The Maule Region was established in 1970. It is divided into four provinces-Talca, Curicó, Linares, and Cauquenes, which are further divided into 30 communes.

==Geography==
Talca Province is one of the four provinces of the Maule Region in Chile. It covers an area of 9937.8 km2. Almost three-fourth of the land area of the province belongs to the Maule River basin, with the remaining forming part of the Mataquito River basin and the coastal lands.

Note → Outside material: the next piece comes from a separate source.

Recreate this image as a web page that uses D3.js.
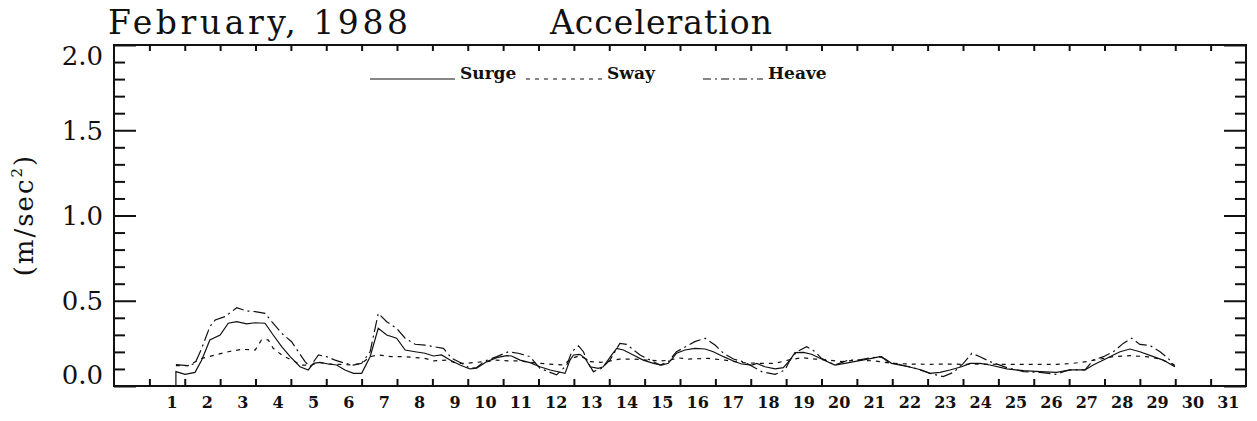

Talca is located in the central Maule Valley region of Chile, and is the largest wine making region in Chile. The region has clayey and pumice based soils, where red wine grapes are grown. It has a warm Mediterranean climate (Köppen climate classification: Csb) with an average annual temperature of 18.66 C. The region receives approximately 8.44 cm of rainfall annually on average.

==Administration==
As a province, Talca is a second-level administrative division of Chile, governed by a provincial governor. It is further subdivided into ten communes (comunas)-Talca, San Clemente, Pelarco, Pencahue, Maule, San Rafael, Curepto, Constitución, Empedrado, and Río Claro. The city of Talca serves as the capital of the Maule region and the province.

==Demographics==
According to the 2024 Chilean census, the province had a population of 445,021 inhabitants. The population consisted of 229,040 females (51.5%) and 215,981 males (48.5%). About 18.3% of the population was below the age of 15 years, 67.4% belonged to the age group of 15–64 years, and 14.2% was aged 65 years or older. The province had an urban population of 352,528 inhabitants (79.2%) and a rural population of 92,493 inhabitants (20.8%). Most of the residents were born in Chile, accounting for 423,486 inhabitants (95.2%). Non-indigenous people formed the majority of the population with 428,606 inhabitants (96.3%), while 16,391 inhabitants (3.7%) identified themselves as belonging to indigenous groups. Roman Catholics formed the largest religious group with 222,678 adherents (61.5%), followed by 70,748 inhabitants (19.5%) indicating no religious affiliation, and Evangelicals or Protestants with 58,599 adherents (16.2%).